Transcribe the material verbatim in full; the pictures do not belong in the copy.

----- DATA

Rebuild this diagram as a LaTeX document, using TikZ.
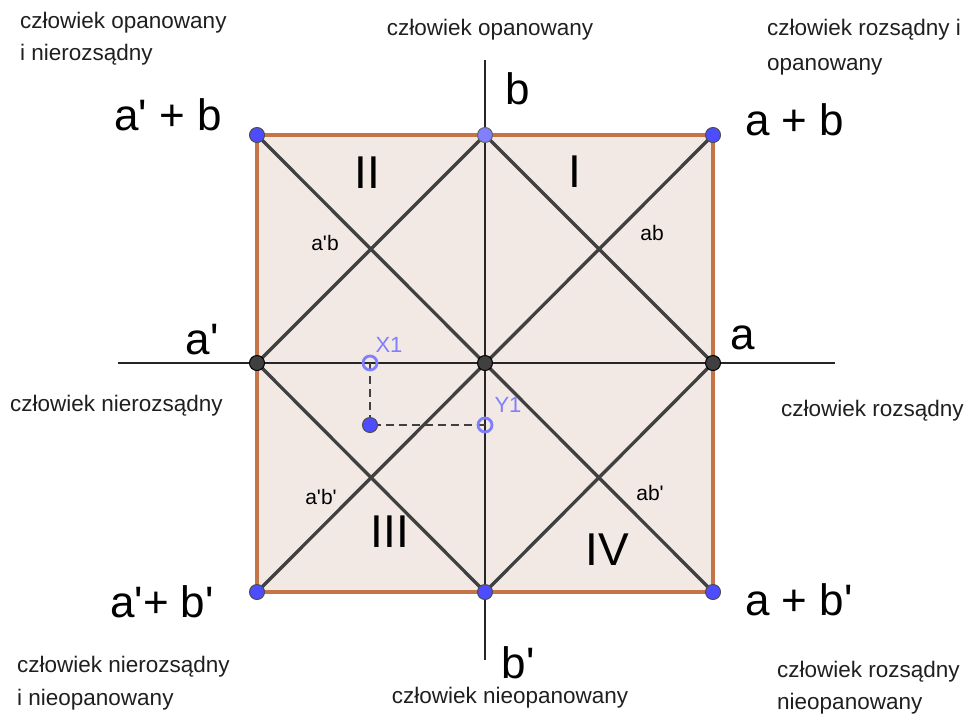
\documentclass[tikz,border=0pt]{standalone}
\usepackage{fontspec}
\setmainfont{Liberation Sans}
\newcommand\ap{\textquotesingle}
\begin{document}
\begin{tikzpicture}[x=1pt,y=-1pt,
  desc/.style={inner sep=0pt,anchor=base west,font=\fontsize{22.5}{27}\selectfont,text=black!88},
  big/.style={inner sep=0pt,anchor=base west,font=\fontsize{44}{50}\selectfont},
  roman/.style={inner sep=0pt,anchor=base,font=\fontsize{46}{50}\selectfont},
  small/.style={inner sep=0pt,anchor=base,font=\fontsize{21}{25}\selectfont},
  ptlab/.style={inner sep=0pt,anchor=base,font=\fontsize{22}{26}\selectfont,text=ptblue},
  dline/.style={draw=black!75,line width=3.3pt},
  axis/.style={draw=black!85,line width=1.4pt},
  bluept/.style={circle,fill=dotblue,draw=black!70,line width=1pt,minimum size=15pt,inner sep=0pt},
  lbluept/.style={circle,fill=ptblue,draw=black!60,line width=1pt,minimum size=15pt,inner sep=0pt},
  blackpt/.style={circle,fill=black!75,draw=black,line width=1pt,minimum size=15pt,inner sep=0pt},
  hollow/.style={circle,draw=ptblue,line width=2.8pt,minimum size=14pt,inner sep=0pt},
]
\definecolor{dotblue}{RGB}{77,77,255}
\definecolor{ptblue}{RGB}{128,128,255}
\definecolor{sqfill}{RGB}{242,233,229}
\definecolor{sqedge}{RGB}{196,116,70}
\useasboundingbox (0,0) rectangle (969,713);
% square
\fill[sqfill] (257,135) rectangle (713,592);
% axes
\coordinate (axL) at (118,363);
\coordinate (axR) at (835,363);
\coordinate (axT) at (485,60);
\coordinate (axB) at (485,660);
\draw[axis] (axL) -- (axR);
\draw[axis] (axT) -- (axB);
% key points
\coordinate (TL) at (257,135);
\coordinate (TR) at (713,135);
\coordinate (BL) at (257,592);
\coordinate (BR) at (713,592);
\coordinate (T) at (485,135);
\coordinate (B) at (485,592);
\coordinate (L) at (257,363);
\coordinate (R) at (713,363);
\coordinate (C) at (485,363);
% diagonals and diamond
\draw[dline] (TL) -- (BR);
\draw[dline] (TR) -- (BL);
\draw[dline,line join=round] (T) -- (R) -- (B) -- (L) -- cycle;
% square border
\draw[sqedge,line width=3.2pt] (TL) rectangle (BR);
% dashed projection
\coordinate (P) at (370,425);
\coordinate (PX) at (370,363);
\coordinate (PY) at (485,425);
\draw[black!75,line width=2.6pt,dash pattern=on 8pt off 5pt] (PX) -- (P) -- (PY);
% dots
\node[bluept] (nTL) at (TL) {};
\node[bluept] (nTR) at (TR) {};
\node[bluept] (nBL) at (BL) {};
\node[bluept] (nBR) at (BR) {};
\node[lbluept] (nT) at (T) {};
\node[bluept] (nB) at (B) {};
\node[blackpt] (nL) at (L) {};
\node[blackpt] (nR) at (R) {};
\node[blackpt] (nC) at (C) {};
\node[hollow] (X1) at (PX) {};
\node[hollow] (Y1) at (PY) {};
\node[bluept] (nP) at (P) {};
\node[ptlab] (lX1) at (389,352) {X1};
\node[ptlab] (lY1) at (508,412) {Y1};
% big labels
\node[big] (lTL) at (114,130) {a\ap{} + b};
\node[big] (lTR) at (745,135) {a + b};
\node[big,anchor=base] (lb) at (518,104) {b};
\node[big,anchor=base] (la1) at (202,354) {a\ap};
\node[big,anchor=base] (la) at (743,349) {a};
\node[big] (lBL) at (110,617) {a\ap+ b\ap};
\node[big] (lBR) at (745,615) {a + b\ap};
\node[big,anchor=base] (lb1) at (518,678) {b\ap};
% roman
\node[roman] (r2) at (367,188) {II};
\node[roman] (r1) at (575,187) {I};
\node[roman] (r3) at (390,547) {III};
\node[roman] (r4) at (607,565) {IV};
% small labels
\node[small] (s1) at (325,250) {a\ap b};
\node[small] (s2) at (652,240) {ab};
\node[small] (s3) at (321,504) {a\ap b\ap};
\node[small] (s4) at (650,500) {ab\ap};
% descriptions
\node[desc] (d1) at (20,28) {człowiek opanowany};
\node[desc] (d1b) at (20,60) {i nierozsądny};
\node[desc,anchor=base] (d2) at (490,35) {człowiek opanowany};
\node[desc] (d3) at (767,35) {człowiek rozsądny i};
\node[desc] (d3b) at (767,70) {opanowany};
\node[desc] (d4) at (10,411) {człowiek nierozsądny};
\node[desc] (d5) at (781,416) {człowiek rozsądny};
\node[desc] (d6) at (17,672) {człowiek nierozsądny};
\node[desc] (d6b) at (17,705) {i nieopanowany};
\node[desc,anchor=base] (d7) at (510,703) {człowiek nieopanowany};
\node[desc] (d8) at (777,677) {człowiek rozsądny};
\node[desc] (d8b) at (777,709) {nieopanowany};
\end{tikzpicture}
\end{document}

----------

FINISHED TASK
Rebuild this diagram as a LaTeX document, using TikZ.
\documentclass[tikz,border=0pt]{standalone}
\usepackage{fontspec}
\setmainfont{Liberation Sans}
\newcommand\ap{\textquotesingle}
\begin{document}
\begin{tikzpicture}[x=1pt,y=-1pt,
  desc/.style={inner sep=0pt,anchor=base west,font=\fontsize{22.5}{27}\selectfont,text=black!88},
  big/.style={inner sep=0pt,anchor=base west,font=\fontsize{44}{50}\selectfont},
  roman/.style={inner sep=0pt,anchor=base,font=\fontsize{46}{50}\selectfont},
  small/.style={inner sep=0pt,anchor=base,font=\fontsize{21}{25}\selectfont},
  ptlab/.style={inner sep=0pt,anchor=base,font=\fontsize{22}{26}\selectfont,text=ptblue},
  dline/.style={draw=black!75,line width=3.3pt},
  axis/.style={draw=black!85,line width=1.4pt},
  bluept/.style={circle,fill=dotblue,draw=black!70,line width=1pt,minimum size=15pt,inner sep=0pt},
  lbluept/.style={circle,fill=ptblue,draw=black!60,line width=1pt,minimum size=15pt,inner sep=0pt},
  blackpt/.style={circle,fill=black!75,draw=black,line width=1pt,minimum size=15pt,inner sep=0pt},
  hollow/.style={circle,draw=ptblue,line width=2.8pt,minimum size=14pt,inner sep=0pt},
]
\definecolor{dotblue}{RGB}{77,77,255}
\definecolor{ptblue}{RGB}{128,128,255}
\definecolor{sqfill}{RGB}{242,233,229}
\definecolor{sqedge}{RGB}{196,116,70}
\useasboundingbox (0,0) rectangle (969,713);
% square
\fill[sqfill] (257,135) rectangle (713,592);
% axes
\coordinate (axL) at (118,363);
\coordinate (axR) at (835,363);
\coordinate (axT) at (485,60);
\coordinate (axB) at (485,660);
\draw[axis] (axL) -- (axR);
\draw[axis] (axT) -- (axB);
% key points
\coordinate (TL) at (257,135);
\coordinate (TR) at (713,135);
\coordinate (BL) at (257,592);
\coordinate (BR) at (713,592);
\coordinate (T) at (485,135);
\coordinate (B) at (485,592);
\coordinate (L) at (257,363);
\coordinate (R) at (713,363);
\coordinate (C) at (485,363);
% diagonals and diamond
\draw[dline] (TL) -- (BR);
\draw[dline] (TR) -- (BL);
\draw[dline,line join=round] (T) -- (R) -- (B) -- (L) -- cycle;
% square border
\draw[sqedge,line width=3.2pt] (TL) rectangle (BR);
% dashed projection
\coordinate (P) at (370,425);
\coordinate (PX) at (370,363);
\coordinate (PY) at (485,425);
\draw[black!75,line width=2.6pt,dash pattern=on 8pt off 5pt] (PX) -- (P) -- (PY);
% dots
\node[bluept] (nTL) at (TL) {};
\node[bluept] (nTR) at (TR) {};
\node[bluept] (nBL) at (BL) {};
\node[bluept] (nBR) at (BR) {};
\node[lbluept] (nT) at (T) {};
\node[bluept] (nB) at (B) {};
\node[blackpt] (nL) at (L) {};
\node[blackpt] (nR) at (R) {};
\node[blackpt] (nC) at (C) {};
\node[hollow] (X1) at (PX) {};
\node[hollow] (Y1) at (PY) {};
\node[bluept] (nP) at (P) {};
\node[ptlab] (lX1) at (389,352) {X1};
\node[ptlab] (lY1) at (508,412) {Y1};
% big labels
\node[big] (lTL) at (114,130) {a\ap{} + b};
\node[big] (lTR) at (745,135) {a + b};
\node[big,anchor=base] (lb) at (518,104) {b};
\node[big,anchor=base] (la1) at (202,354) {a\ap};
\node[big,anchor=base] (la) at (743,349) {a};
\node[big] (lBL) at (110,617) {a\ap+ b\ap};
\node[big] (lBR) at (745,615) {a + b\ap};
\node[big,anchor=base] (lb1) at (518,678) {b\ap};
% roman
\node[roman] (r2) at (367,188) {II};
\node[roman] (r1) at (575,187) {I};
\node[roman] (r3) at (390,547) {III};
\node[roman] (r4) at (607,565) {IV};
% small labels
\node[small] (s1) at (325,250) {a\ap b};
\node[small] (s2) at (652,240) {ab};
\node[small] (s3) at (321,504) {a\ap b\ap};
\node[small] (s4) at (650,500) {ab\ap};
% descriptions
\node[desc] (d1) at (20,28) {człowiek opanowany};
\node[desc] (d1b) at (20,60) {i nierozsądny};
\node[desc,anchor=base] (d2) at (490,35) {człowiek opanowany};
\node[desc] (d3) at (767,35) {człowiek rozsądny i};
\node[desc] (d3b) at (767,70) {opanowany};
\node[desc] (d4) at (10,411) {człowiek nierozsądny};
\node[desc] (d5) at (781,416) {człowiek rozsądny};
\node[desc] (d6) at (17,672) {człowiek nierozsądny};
\node[desc] (d6b) at (17,705) {i nieopanowany};
\node[desc,anchor=base] (d7) at (510,703) {człowiek nieopanowany};
\node[desc] (d8) at (777,677) {człowiek rozsądny};
\node[desc] (d8b) at (777,709) {nieopanowany};
\end{tikzpicture}
\end{document}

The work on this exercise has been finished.